Categorically wrong. Two examples:
1) Years ago I was moving out of a shared house and looking for someone to move into my room. One person in particular would only communicate via email about coming to view the room. Consequently days elapsed before we'd got a final arrangement that could have been sorted out with a 10 minute phone call, despite having my number, and me having theirs. Then, when I took half a day off to wait in for this person to visit, they missed the appointment. When I checked my email it turned out they'd emailed me a few minutes before they were due to turn up to tell me they weren't going to make it. Again, despite having my phone number. Already irritated by their behaviour this obviously left me fuming.
2) Just the past few days I've been dealing with an "urgent" support incident where the two people involved have been exchanging emails for three days: a conversation that could be easily accelerated with a call.

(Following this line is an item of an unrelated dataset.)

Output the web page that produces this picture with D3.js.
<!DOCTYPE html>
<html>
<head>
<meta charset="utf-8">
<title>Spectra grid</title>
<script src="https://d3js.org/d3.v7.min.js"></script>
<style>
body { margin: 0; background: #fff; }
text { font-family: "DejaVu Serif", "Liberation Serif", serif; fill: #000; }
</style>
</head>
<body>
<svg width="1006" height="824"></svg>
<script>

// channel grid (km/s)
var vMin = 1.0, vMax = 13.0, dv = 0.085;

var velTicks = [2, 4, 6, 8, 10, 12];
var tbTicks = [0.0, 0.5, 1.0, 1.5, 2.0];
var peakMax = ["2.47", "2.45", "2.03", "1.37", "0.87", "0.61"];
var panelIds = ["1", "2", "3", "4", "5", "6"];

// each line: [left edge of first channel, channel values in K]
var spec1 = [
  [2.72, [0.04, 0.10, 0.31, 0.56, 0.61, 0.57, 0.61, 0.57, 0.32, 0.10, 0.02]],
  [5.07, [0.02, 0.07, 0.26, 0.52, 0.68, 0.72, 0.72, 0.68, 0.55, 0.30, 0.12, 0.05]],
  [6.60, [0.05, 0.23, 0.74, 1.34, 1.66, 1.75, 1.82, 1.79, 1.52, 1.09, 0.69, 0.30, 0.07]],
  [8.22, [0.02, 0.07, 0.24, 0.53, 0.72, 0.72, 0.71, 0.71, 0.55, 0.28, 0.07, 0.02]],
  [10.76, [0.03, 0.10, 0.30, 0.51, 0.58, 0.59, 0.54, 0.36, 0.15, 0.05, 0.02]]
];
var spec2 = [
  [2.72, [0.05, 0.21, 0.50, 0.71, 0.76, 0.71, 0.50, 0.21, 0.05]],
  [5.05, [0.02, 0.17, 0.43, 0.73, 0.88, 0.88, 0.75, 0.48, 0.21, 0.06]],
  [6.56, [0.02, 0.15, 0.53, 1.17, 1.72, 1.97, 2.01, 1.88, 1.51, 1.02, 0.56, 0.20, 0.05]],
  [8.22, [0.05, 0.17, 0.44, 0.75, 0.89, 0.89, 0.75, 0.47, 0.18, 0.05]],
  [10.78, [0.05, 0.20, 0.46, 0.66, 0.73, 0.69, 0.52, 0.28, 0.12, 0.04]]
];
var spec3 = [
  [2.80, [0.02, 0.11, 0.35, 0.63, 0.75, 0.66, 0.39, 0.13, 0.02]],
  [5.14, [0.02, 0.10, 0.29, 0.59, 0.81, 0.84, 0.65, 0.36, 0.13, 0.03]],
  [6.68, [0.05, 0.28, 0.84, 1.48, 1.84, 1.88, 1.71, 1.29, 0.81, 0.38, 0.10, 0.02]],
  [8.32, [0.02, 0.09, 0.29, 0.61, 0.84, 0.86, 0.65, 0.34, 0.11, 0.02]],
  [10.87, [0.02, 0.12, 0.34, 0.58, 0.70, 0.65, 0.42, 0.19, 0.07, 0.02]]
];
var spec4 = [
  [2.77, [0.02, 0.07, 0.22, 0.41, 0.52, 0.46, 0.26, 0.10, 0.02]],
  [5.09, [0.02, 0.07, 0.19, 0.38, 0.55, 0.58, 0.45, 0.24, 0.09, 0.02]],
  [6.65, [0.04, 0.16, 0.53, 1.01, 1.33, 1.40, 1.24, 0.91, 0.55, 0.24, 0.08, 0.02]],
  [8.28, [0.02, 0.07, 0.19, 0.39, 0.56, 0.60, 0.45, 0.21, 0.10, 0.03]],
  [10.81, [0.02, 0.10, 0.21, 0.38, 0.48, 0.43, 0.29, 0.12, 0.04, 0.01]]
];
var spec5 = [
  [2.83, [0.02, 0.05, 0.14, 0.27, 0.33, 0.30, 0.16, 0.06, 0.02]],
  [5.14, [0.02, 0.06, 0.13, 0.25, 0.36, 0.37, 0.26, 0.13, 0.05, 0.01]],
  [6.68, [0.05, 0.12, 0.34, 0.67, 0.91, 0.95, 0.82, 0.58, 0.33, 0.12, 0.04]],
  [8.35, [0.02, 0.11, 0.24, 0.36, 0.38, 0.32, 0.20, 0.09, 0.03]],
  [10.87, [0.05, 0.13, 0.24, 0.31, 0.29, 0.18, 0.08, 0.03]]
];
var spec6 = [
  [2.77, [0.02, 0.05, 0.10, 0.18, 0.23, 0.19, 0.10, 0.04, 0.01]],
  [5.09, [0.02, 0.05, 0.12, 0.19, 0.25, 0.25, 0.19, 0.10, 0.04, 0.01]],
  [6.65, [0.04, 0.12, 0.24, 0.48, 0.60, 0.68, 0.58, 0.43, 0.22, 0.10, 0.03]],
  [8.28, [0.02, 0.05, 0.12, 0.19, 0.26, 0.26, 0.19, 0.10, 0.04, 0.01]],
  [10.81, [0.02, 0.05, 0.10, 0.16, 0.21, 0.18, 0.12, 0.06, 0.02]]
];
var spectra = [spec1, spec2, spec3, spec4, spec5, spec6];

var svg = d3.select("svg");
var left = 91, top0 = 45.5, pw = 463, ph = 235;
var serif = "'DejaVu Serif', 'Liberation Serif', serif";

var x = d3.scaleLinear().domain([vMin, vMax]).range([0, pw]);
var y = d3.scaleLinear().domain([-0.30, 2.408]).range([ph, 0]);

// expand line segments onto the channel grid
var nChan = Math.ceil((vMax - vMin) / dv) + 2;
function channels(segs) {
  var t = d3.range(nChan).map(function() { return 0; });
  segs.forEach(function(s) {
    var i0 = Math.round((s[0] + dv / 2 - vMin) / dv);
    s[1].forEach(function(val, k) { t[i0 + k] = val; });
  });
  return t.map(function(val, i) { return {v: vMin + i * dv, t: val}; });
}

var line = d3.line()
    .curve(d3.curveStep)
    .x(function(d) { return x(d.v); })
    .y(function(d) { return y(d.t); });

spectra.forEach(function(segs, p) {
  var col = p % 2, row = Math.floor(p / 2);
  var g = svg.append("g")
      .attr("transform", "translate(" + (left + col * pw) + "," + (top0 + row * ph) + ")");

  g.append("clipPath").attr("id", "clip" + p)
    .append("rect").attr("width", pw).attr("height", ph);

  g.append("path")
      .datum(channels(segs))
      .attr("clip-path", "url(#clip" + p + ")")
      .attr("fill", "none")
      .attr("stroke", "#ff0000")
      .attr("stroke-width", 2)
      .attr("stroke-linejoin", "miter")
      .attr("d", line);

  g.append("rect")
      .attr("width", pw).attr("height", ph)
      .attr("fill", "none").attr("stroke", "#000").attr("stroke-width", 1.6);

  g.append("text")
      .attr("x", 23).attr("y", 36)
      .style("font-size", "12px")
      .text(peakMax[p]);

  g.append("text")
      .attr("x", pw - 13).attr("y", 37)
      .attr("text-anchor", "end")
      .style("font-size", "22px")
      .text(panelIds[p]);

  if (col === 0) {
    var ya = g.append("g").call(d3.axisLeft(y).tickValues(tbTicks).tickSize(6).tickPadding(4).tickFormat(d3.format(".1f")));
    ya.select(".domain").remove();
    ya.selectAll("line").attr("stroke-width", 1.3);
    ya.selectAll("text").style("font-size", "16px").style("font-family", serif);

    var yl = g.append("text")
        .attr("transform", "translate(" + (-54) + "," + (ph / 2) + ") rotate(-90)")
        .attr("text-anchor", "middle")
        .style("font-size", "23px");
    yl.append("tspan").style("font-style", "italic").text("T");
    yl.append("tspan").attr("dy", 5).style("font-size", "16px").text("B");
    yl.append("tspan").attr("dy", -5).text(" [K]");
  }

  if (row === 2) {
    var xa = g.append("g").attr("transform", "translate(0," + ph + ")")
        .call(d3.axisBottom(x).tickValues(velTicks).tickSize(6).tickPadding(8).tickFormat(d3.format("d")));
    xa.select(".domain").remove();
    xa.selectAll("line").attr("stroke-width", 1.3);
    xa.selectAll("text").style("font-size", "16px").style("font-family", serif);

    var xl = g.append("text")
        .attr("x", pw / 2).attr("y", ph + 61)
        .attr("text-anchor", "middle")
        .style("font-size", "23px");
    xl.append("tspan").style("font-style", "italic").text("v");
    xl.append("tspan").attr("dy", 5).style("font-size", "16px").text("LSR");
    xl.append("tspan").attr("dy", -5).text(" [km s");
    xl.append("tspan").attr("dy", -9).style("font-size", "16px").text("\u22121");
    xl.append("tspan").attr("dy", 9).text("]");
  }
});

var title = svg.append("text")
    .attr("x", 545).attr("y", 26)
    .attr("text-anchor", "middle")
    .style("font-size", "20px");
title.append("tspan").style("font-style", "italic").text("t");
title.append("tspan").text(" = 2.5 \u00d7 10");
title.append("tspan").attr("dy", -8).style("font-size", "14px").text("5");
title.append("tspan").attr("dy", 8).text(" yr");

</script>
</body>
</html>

In both these cases direct synchronous communication is the key: this might be face to face or on the phone, or a video call, but in no way is written communication more efficient.
I disagree. Yesterday I was trying to organise a visit to a luthier for a guitar repair. He told me to phone him, so I phoned, he didn't answer. I left a voicemail, and he phoned me back 15 minutes later, I missed him. On the third attempt, we spoke. I explained what I had written in the email, and he told me that I should call in with the guitar. Overall, it took ~20 minutes of back and forth to resolve an issue that could have been answered in the reply where he told me to phone him.

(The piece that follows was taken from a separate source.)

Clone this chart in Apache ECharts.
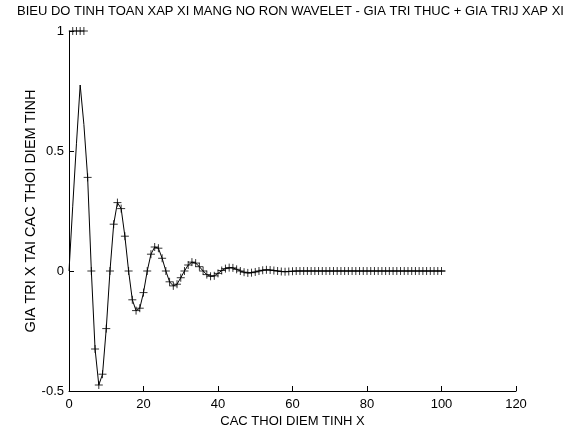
<!DOCTYPE html>
<html>
<head>
<meta charset="utf-8">
<script src="https://cdn.jsdelivr.net/npm/echarts@6/dist/echarts.min.js"></script>
<style>
html, body { margin: 0; padding: 0; background: #fff; }
#chart { width: 573px; height: 429px; }
</style>
</head>
<body>
<div id="chart"></div>
<script>
// gia tri thuc, x = 0..101
var trueY = [
    0, 0.27, 0.53, 0.775, 0.61, 0.39, 0.0, -0.325, -0.475, -0.43,
    -0.24, 0.0, 0.195, 0.285, 0.26, 0.145, 0.0, -0.12, -0.165, -0.155,
    -0.09, 0.0, 0.07, 0.10, 0.095, 0.053, 0.0, -0.045, -0.062, -0.055,
    -0.028, 0.0, 0.025, 0.037, 0.033, 0.018, 0.0, -0.015, -0.022, -0.02,
    -0.01, 0.002, 0.01, 0.014, 0.013, 0.007, 0.0, -0.005, -0.008, -0.007,
    -0.004, 0.0, 0.003, 0.005, 0.004, 0.002, 0.0, -0.002, -0.003, -0.002,
    -0.001, 0, 0, 0, 0, 0, 0, 0, 0, 0,
    0, 0, 0, 0, 0, 0, 0, 0, 0, 0,
    0, 0, 0, 0, 0, 0, 0, 0, 0, 0,
    0, 0, 0, 0, 0, 0, 0, 0, 0, 0,
    0, 0
];
// gia tri xap xi, x = 1..101
var approxY = [
    1, 1, 1, 1, 0.39, 0.0, -0.325, -0.475, -0.43,
    -0.24, 0.0, 0.195, 0.285, 0.26, 0.145, 0.0, -0.12, -0.165, -0.155,
    -0.09, 0.0, 0.07, 0.10, 0.095, 0.053, 0.0, -0.045, -0.062, -0.055,
    -0.028, 0.0, 0.025, 0.037, 0.033, 0.018, 0.0, -0.015, -0.022, -0.02,
    -0.01, 0.002, 0.01, 0.014, 0.013, 0.007, 0.0, -0.005, -0.008, -0.007,
    -0.004, 0.0, 0.003, 0.005, 0.004, 0.002, 0.0, -0.002, -0.003, -0.002,
    -0.001, 0, 0, 0, 0, 0, 0, 0, 0, 0,
    0, 0, 0, 0, 0, 0, 0, 0, 0, 0,
    0, 0, 0, 0, 0, 0, 0, 0, 0, 0,
    0, 0, 0, 0, 0, 0, 0, 0, 0, 0,
    0
];
var xTicks = [0, 20, 40, 60, 80, 100, 120];
var yTicks = [-0.5, 0, 0.5, 1];

var lineData = [];
for (var i = 0; i < trueY.length; i++) {
    lineData.push([i, trueY[i]]);
}
var markData = [];
for (var j = 0; j < approxY.length; j++) {
    markData.push([j + 1, approxY[j]]);
}

var fontName = 'Liberation Sans';

var option = {
    backgroundColor: '#fff',
    animation: false,
    title: {
        text: 'BIEU DO TINH TOAN XAP XI MANG NO RON WAVELET - GIA TRI THUC + GIA TRIJ XAP XI',
        left: 17,
        top: 5,
        padding: 0,
        textStyle: { color: '#000', fontFamily: fontName, fontSize: 13, fontWeight: 'normal' }
    },
    grid: { left: 69, right: 57, top: 31, bottom: 38, outerBoundsMode: 'none' },
    xAxis: {
        type: 'value',
        min: xTicks[0],
        max: xTicks[xTicks.length - 1],
        interval: xTicks[1] - xTicks[0],
        name: 'CAC THOI DIEM TINH X',
        nameLocation: 'middle',
        nameGap: 24,
        nameMoveOverlap: false,
        nameTextStyle: { color: '#000', fontFamily: fontName, fontSize: 13 },
        axisLine: { onZero: false, lineStyle: { color: '#000', width: 1 } },
        axisTick: { inside: true, length: 5, lineStyle: { color: '#000' } },
        axisLabel: { color: '#000', fontFamily: fontName, fontSize: 13, margin: 7 },
        splitLine: { show: false }
    },
    yAxis: {
        type: 'value',
        min: yTicks[0],
        max: yTicks[yTicks.length - 1],
        interval: yTicks[1] - yTicks[0],
        name: 'GIA TRI X TAI CAC THOI DIEM TINH',
        nameLocation: 'middle',
        nameGap: 31,
        nameMoveOverlap: false,
        nameTextStyle: { color: '#000', fontFamily: fontName, fontSize: 14.5 },
        axisLine: { show: true, onZero: false, lineStyle: { color: '#000', width: 1 } },
        axisTick: { show: true, inside: true, length: 5, lineStyle: { color: '#000' } },
        axisLabel: { color: '#000', fontFamily: fontName, fontSize: 13, margin: 5 },
        splitLine: { show: false }
    },
    series: [
        {
            name: 'GIA TRI THUC',
            type: 'line',
            data: lineData,
            showSymbol: false,
            lineStyle: { color: '#000', width: 1 },
            itemStyle: { color: '#000' }
        },
        {
            name: 'GIA TRI XAP XI',
            type: 'scatter',
            data: markData,
            symbol: 'path://M0,4L8,4M4,0L4,8',
            symbolSize: 8,
            itemStyle: { color: 'none', borderColor: '#000', borderWidth: 1 }
        }
    ]
};

var myChart = echarts.init(document.getElementById('chart'));
myChart.setOption(option);
</script>
</body>
</html>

If you phone me, you are likely to call me at an inconvenient time and interrupt what I'm doing. If you send me an email, and I'm free, I'll respond immediately. If I'm in the middle of something, I'll respond when I'm finished what I'm doing.
Look, I work alone and find some situations best described by writing down long and comprehensive emails - but if you're going to accuse face-to-face contact as being 'caveman talk' I'm sorry but I'm going to wonder if your empathic or social intelligence is somehow dialled down.
My life experience tells me that there are vast tracts of productivity that are served very well by direct collaboration with other humans.
> accuse face-to-face contact as being 'caveman talk'
I said it's caveman technology, which is surely indisputable. In my experience it's thoroughly inefficient for discussing technical matters. That's probably why not much technology was developed before writing.
Writing is great for one-way communication. If you actually mean to collaborate, if you don't know what you don't know and what to ask the other person, in-person communication is way more efficient.
And it turns out if you're solving nontrivial problems as a software team, you're talking is more of the collaborative kind than the one-way-information-distributing kind.
I'm not trying to argue or convince anybody, just answering the question from the HR perspective (I spend ~20% of my time hiring engineers in a large multinational company). Every large company has internal data overwhelmingly showing that you want to jam as many people in one place as possible. Of course there's physical limits (real estate, talent pools, cost of living), so you are constantly making a trade-off between paying a premium (more rent, higher salary) vs hiring remote workers who are cheaper but produce less on average. That's just how it works.